The Open Communication Journal

2009, 3 : 1-8
Published online 2009 April 22. DOI: 10.2174/1874916X00903010001
Publisher ID: TOCOMMJ-3-1

A Fuzzy Logic Approach to Changing Media Frames of Arafat and Sharon Following the Cataclysmic Events of Sept. 11, 2001

George E. Tsekouras , Philemon Bantimaroudis and Susan Dente Ross
Department of Cultural Informatics, University of the Aegean, P.O. Box 108, Mytilene, T.K. 81100, Greece

ABSTRACT

U.S. perceptions of the world shifted on Sept. 11, 2001. The changed U.S. understanding of the world clearly is tied to events. However, given the power of mediated messages of traumatic events to reshape media consumer’s interpretation of reality, Americans post-Sept. 11 understanding also may be tied to changes in media presentations of news events and actors.

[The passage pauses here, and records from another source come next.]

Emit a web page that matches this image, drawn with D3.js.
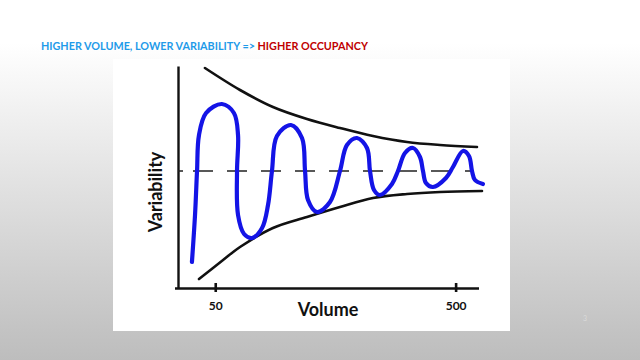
<!DOCTYPE html>
<html>
<head>
<meta charset="utf-8">
<script src="https://cdn.jsdelivr.net/npm/d3@7"></script>
<style>
  html, body { margin: 0; padding: 0; }
  svg { display: block; }
</style>
</head>
<body>
<svg id="chart" width="640" height="360"></svg>
<script>
// Hand-drawn curve: volume (log axis) and variability (0 = mean)
const blueVolume = [40.0, 41.2, 42.0, 42.8, 45.8, 53.3, 59.8, 62.2, 61.6, 62.2, 65.9, 71.1, 78.3, 82.9, 86.1, 90.3,
  103.3, 114.8, 118.2, 121.6, 132.5, 150.1, 165.2, 176.6, 194.4, 213.9, 220.2, 228.8, 242.3, 271.8, 287.9, 307.9,
  332.4, 355.4, 365.8, 376.4, 402.5, 455.8, 487.5, 536.6, 568.3, 584.9, 601.9, 649.6];
const blueVariability = [-0.91, -0.44, 0, 0.36, 0.58, 0.67, 0.58, 0.36, 0, -0.44, -0.63, -0.67, -0.57, -0.34, 0, 0.35,
  0.46, 0.33, 0, -0.29, -0.41, -0.31, 0, 0.26, 0.33, 0.23, 0, -0.19, -0.24, -0.13, 0, 0.18,
  0.23, 0.14, 0, -0.12, -0.16, -0.07, 0.04, 0.20, 0.15, 0, -0.09, -0.13];

// Upper and lower limits
const upperVolume = [45.3, 63.4, 86.9, 120.4, 165.2, 226.6, 313.9, 430.5, 613.6];
const upperVariability = [1.03, 0.81, 0.64, 0.52, 0.43, 0.35, 0.29, 0.26, 0.24];
const lowerVolume = [42.8, 53.9, 63.4, 86.9, 120.4, 165.2, 226.6, 313.9, 430.5, 643.8];
const lowerVariability = [-1.08, -0.89, -0.76, -0.57, -0.46, -0.36, -0.27, -0.23, -0.21, -0.20];

const meanVariability = 0;
const xTicks = [50, 500];

const svg = d3.select("#chart");

// slide background
const grad = svg.append("defs").append("linearGradient")
  .attr("id", "bg").attr("x1", 0).attr("y1", 0).attr("x2", 0).attr("y2", 1);
grad.append("stop").attr("offset", "12%").attr("stop-color", "#ffffff");
grad.append("stop").attr("offset", "100%").attr("stop-color", "#bdbdbd");
svg.append("rect").attr("width", 640).attr("height", 360).attr("fill", "url(#bg)");

// title
const title = svg.append("text")
  .attr("x", 41).attr("y", 50)
  .style("font-family", "Lato")
  .style("font-weight", "bold")
  .style("font-size", "10.8px");
title.append("tspan").attr("fill", "#1f9be9").text("HIGHER VOLUME, LOWER VARIABILITY => ");
title.append("tspan").attr("fill", "#c00000").text("HIGHER OCCUPANCY");

svg.append("text")
  .attr("x", 585).attr("y", 321)
  .attr("text-anchor", "middle")
  .attr("fill", "#dadada")
  .style("font-family", "Lato")
  .style("font-size", "7px")
  .text("3");

// white picture box
svg.append("rect")
  .attr("x", 113).attr("y", 59)
  .attr("width", 397).attr("height", 272)
  .attr("fill", "#ffffff");

const x = d3.scaleLog().domain([35, 650]).range([178, 483]);
const y = d3.scaleLinear().domain([-1.17, 1.05]).range([288, 66]);

const line = d3.line()
  .x(d => x(d[0]))
  .y(d => y(d[1]))
  .curve(d3.curveCatmullRom.alpha(0.5));

// axes
const xAxis = svg.append("g")
  .attr("transform", `translate(0,${y(-1.17)})`)
  .call(d3.axisBottom(x).tickValues(xTicks).tickFormat(d3.format("d")).tickSizeOuter(0).tickSize(5));
xAxis.select(".domain")
  .attr("d", `M175,0.5H479`)
  .attr("stroke", "#111").attr("stroke-width", 2.6);
xAxis.selectAll(".tick line")
  .attr("y1", -5).attr("y2", 4)
  .attr("stroke", "#111").attr("stroke-width", 2.6);
xAxis.selectAll(".tick text")
  .attr("y", 13)
  .attr("fill", "#111")
  .style("font-family", "Lato")
  .style("font-weight", "bold")
  .style("font-size", "12px");

const yAxis = svg.append("g")
  .attr("transform", `translate(${x(35)},0)`)
  .call(d3.axisLeft(y).tickValues([]).tickSizeOuter(0));
yAxis.select(".domain").attr("stroke", "#111").attr("stroke-width", 2.4);

// axis titles
svg.append("text")
  .attr("x", 328).attr("y", 316)
  .attr("text-anchor", "middle")
  .attr("fill", "#111")
  .style("font-family", "Lato")
  .style("font-weight", "bold")
  .style("font-size", "18px")
  .text("Volume");

svg.append("text")
  .attr("transform", "translate(162,192) rotate(-90)")
  .attr("text-anchor", "middle")
  .attr("fill", "#111")
  .style("font-family", "Lato")
  .style("font-weight", "bold")
  .style("font-size", "18px")
  .text("Variability");

// mean line
svg.append("line")
  .attr("x1", x(35)).attr("x2", x(620))
  .attr("y1", y(meanVariability)).attr("y2", y(meanVariability))
  .attr("stroke", "#222").attr("stroke-width", 1.5)
  .attr("stroke-dasharray", "5,10,20,14,20,14,20,14,20,14,20,14,20,14,20,14,20,14");

// limits
svg.append("path")
  .datum(d3.zip(upperVolume, upperVariability))
  .attr("d", line)
  .attr("fill", "none").attr("stroke", "#111").attr("stroke-width", 2.6).attr("stroke-linecap", "round");
svg.append("path")
  .datum(d3.zip(lowerVolume, lowerVariability))
  .attr("d", line)
  .attr("fill", "none").attr("stroke", "#111").attr("stroke-width", 2.6).attr("stroke-linecap", "round");

// blue curve
svg.append("path")
  .datum(d3.zip(blueVolume, blueVariability))
  .attr("d", line)
  .attr("fill", "none").attr("stroke", "#1414e6").attr("stroke-width", 4.2)
  .attr("stroke-linecap", "round").attr("stroke-linejoin", "round");
</script>
</body>
</html>
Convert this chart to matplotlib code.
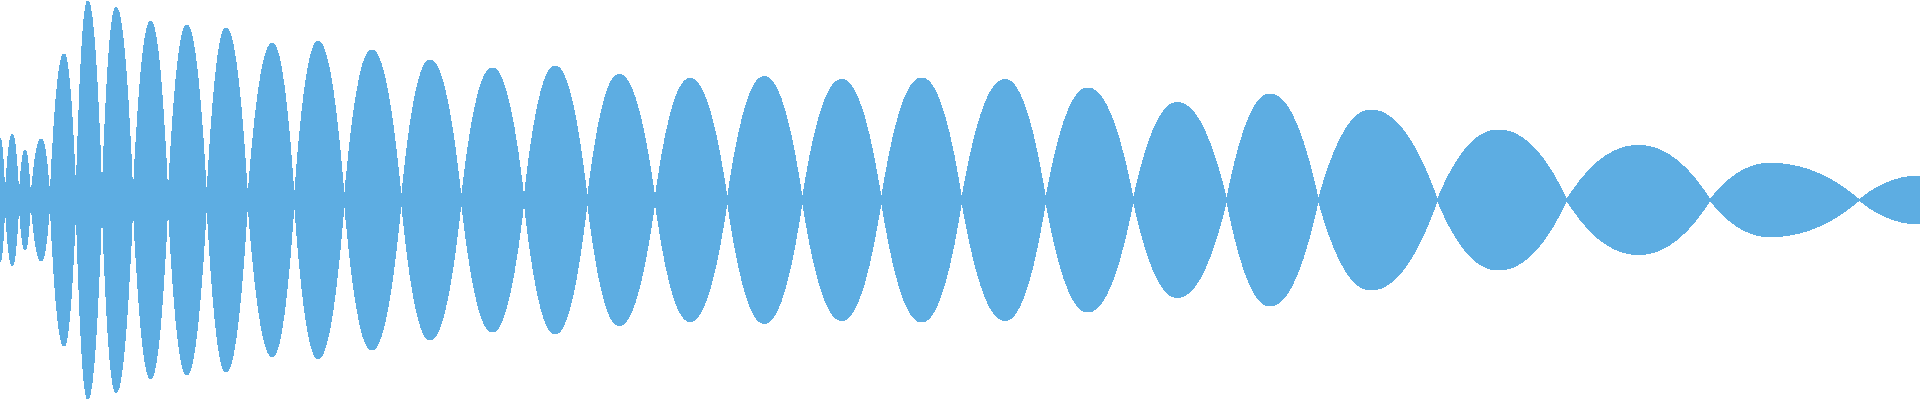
import numpy as np
import matplotlib
matplotlib.use("Agg")
import matplotlib.pyplot as plt
from matplotlib.path import Path
from matplotlib.patches import PathPatch

# extrema of the waveform envelope (x position, amplitude)
peak_x = [0, 12.3, 25, 41.3, 64, 87.7, 116, 150.7, 186.7, 226, 272.3, 318,
          371.7, 430, 492.3, 555, 619, 690, 764.3, 841.7, 921.7, 1005, 1087.7,
          1177.3, 1270, 1370.7, 1498.3, 1638.3, 1770, 1920]
peak_amp = [62, 65.5, 50, 61, 146, 199, 192.5, 178.5, 175, 172, 156.5, 158.5,
            150, 140, 132, 134, 125.5, 121.5, 123.5, 120.5, 122, 120.5, 112,
            97.5, 106, 90, 70, 54.5, 36.7, 24]
# zero crossings between consecutive extrema
cross_x = [5, 19, 30.7, 50, 76, 102, 133, 168, 206.7, 247.7, 294.3, 344.3,
           401.3, 461.3, 524, 587.3, 655, 727.3, 802.3, 881.3, 961.7, 1045.7,
           1133.3, 1226.7, 1318.3, 1437.3, 1566.7, 1710, 1859.3]

color = "#5DADE2"
k = 0.7  # half lobes are close to parabolas (k = 2/3)

# envelope knots: peak, crossing, peak, crossing, ...
knots = []
for i in range(len(peak_x)):
    knots.append((peak_x[i], peak_amp[i]))
    if i < len(cross_x):
        knots.append((cross_x[i], 0.0))

verts = [knots[0]]
for (x0, y0), (x1, y1) in zip(knots[:-1], knots[1:]):
    d = (x1 - x0) / 3.0
    if y0 == 0:
        verts += [(x0 + d, k * y1), (x1 - d, y1), (x1, y1)]
    else:
        verts += [(x0 + d, y0), (x1 - d, k * y0), (x1, y1)]
verts = np.array(verts)

# mirror the envelope below the axis and close the outline
lower = verts[::-1].copy()
lower[:, 1] *= -1

n = len(verts)
codes = [Path.MOVETO] + [Path.CURVE4] * (n - 1)
codes += [Path.LINETO] + [Path.CURVE4] * (n - 1) + [Path.CLOSEPOLY]
all_verts = np.vstack([verts, lower, verts[:1]])

fig = plt.figure(figsize=(19.2, 4), dpi=100)
ax = fig.add_axes([0, 0, 1, 1])
ax.add_patch(PathPatch(Path(all_verts, codes), facecolor=color, edgecolor="none",
                       antialiased=False))
ax.set_xlim(0, 1920)
ax.set_ylim(-200, 200)
ax.axis("off")
fig.savefig("out.png", dpi=100, facecolor="white")
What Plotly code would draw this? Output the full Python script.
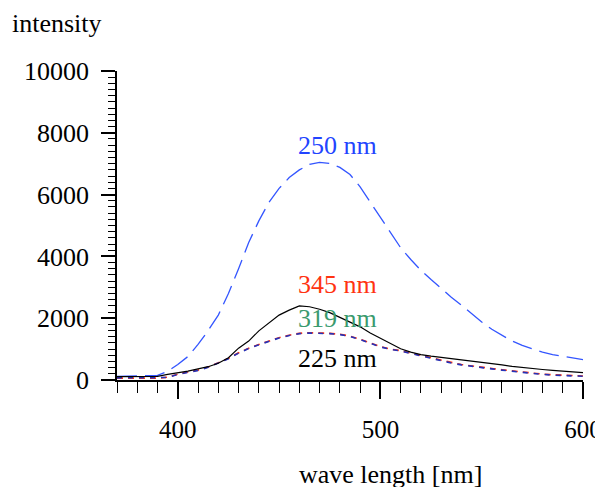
import plotly.graph_objects as go

wavelength = list(range(370, 605, 5))

ex250 = [120, 120, 130, 140, 150, 280, 500, 760, 1150, 1600, 2100, 2800, 3600, 4450, 5150, 5750,
         6200, 6550, 6800, 6980, 7040, 7010, 6880, 6650, 6250, 5750, 5250, 4750, 4280, 3900, 3550,
         3250, 2950, 2680, 2420, 2140, 1880, 1640, 1440, 1260, 1120, 1000, 900, 820, 760, 710, 660]

ex225 = [110, 110, 110, 110, 120, 180, 230, 290, 360, 430, 540, 720, 1030, 1260, 1590, 1860,
         2100, 2260, 2400, 2370, 2290, 2180, 2030, 1890, 1720, 1520, 1350, 1160, 1010, 900, 820,
         770, 730, 700, 670, 630, 580, 530, 490, 440, 400, 370, 340, 310, 290, 260, 240]

ex345 = [60, 60, 60, 60, 60, 90, 190, 260, 320, 420, 560, 700, 880, 1030, 1150, 1270,
         1370, 1450, 1510, 1530, 1530, 1510, 1480, 1420, 1320, 1190, 1080, 1000, 950, 870, 790,
         710, 640, 570, 500, 450, 410, 370, 330, 290, 250, 220, 190, 170, 150, 140, 130]

ex319 = [70, 70, 70, 70, 70, 80, 180, 250, 310, 410, 550, 690, 870, 1020, 1140, 1260,
         1360, 1440, 1500, 1520, 1520, 1500, 1470, 1410, 1310, 1180, 1070, 990, 940, 860, 780,
         700, 620, 550, 490, 440, 400, 360, 320, 280, 240, 210, 180, 160, 140, 130, 120]

y_ticks = [0, 2000, 4000, 6000, 8000, 10000]
y_ticktext = ["0", "2000", "4000", "6000", "8000", "10000"]
x_ticks = [400, 500, 600]

labels = ["250 nm", "345 nm", "319 nm", "225 nm"]
label_y = [7600, 3080, 2000, 710]
label_x = 478.6
label_colors = ["#2244ff", "#ff3311", "#3a9a6e", "#000000"]

FONT = "Liberation Serif, Times New Roman, serif"
FS = 26

fig = go.Figure()
fig.add_trace(go.Scatter(x=wavelength, y=ex250, mode="lines",
                         line=dict(color="#3355ff", width=1.3, dash="20px,8px")))
fig.add_trace(go.Scatter(x=wavelength, y=ex345, mode="lines",
                         line=dict(color="#ff3311", width=1.6, dash="6px,5px")))
fig.add_trace(go.Scatter(x=wavelength, y=ex319, mode="lines",
                         line=dict(color="#2233bb", width=1.6, dash="5px,6px")))
fig.add_trace(go.Scatter(x=wavelength, y=ex225, mode="lines",
                         line=dict(color="#000000", width=1.2)))

for t, yv, c in zip(labels, label_y, label_colors):
    fig.add_annotation(x=label_x, y=yv, text=t, showarrow=False,
                       font=dict(family=FONT, size=FS, color=c), xanchor="center", yanchor="middle")

fig.add_annotation(xref="paper", yref="paper", x=-0.2296, y=1.155, text="intensity", showarrow=False,
                   xanchor="left", yanchor="middle", font=dict(family=FONT, size=26, color="black"))
fig.add_annotation(xref="paper", yref="paper", x=0.586, y=-0.305, text="wave length [nm]", showarrow=False,
                   xanchor="center", yanchor="middle", font=dict(family=FONT, size=26, color="black"))

fig.update_layout(
    width=595, height=479,
    margin=dict(l=109, r=20, t=63, b=107),
    paper_bgcolor="white", plot_bgcolor="white",
    showlegend=False,
    font=dict(family=FONT, size=FS, color="black"),
)
fig.update_xaxes(range=[370, 600], showgrid=False, zeroline=False, showline=True, automargin=False,
                 linecolor="black", linewidth=1.5, ticks="outside", ticklen=17, tickwidth=1.5,
                 tickcolor="black", tickvals=x_ticks, ticklabelstandoff=9, ticklabeloverflow="allow",
                 minor=dict(dtick=10, tick0=370, ticks="outside", ticklen=11, tickwidth=1.3,
                            tickcolor="black", showgrid=False),
                 tickfont=dict(family=FONT, size=25))
fig.update_yaxes(range=[0, 10000], showgrid=False, zeroline=False, showline=True, automargin=False,
                 linecolor="black", linewidth=1.5, ticks="outside", ticklen=14, tickwidth=1.5,
                 tickcolor="black", tickvals=y_ticks, ticktext=y_ticktext, ticklabelstandoff=7,
                 minor=dict(dtick=200, ticks="outside", ticklen=7, tickwidth=1.2,
                            tickcolor="black", showgrid=False),
                 tickfont=dict(family=FONT, size=FS))

fig.write_html(
    "out.html",
    post_script="document.documentElement.style.overflow='hidden';document.body.style.overflow='hidden';",
)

To assess the extent to which U.S. media portrayals of the world changed after Sept. 11, the authors scrutinized one global elite newspaper’s portrayals of two Middle East leaders engaged in chronic violence and acts of terror. Using categorical variables to represent different media frames and employing fuzzy logic cluster analysis, the authors determined that The New York Times’ portrayal of Ariel Sharon and Yasser Arafat changed following the Sept. 11 catastrophe.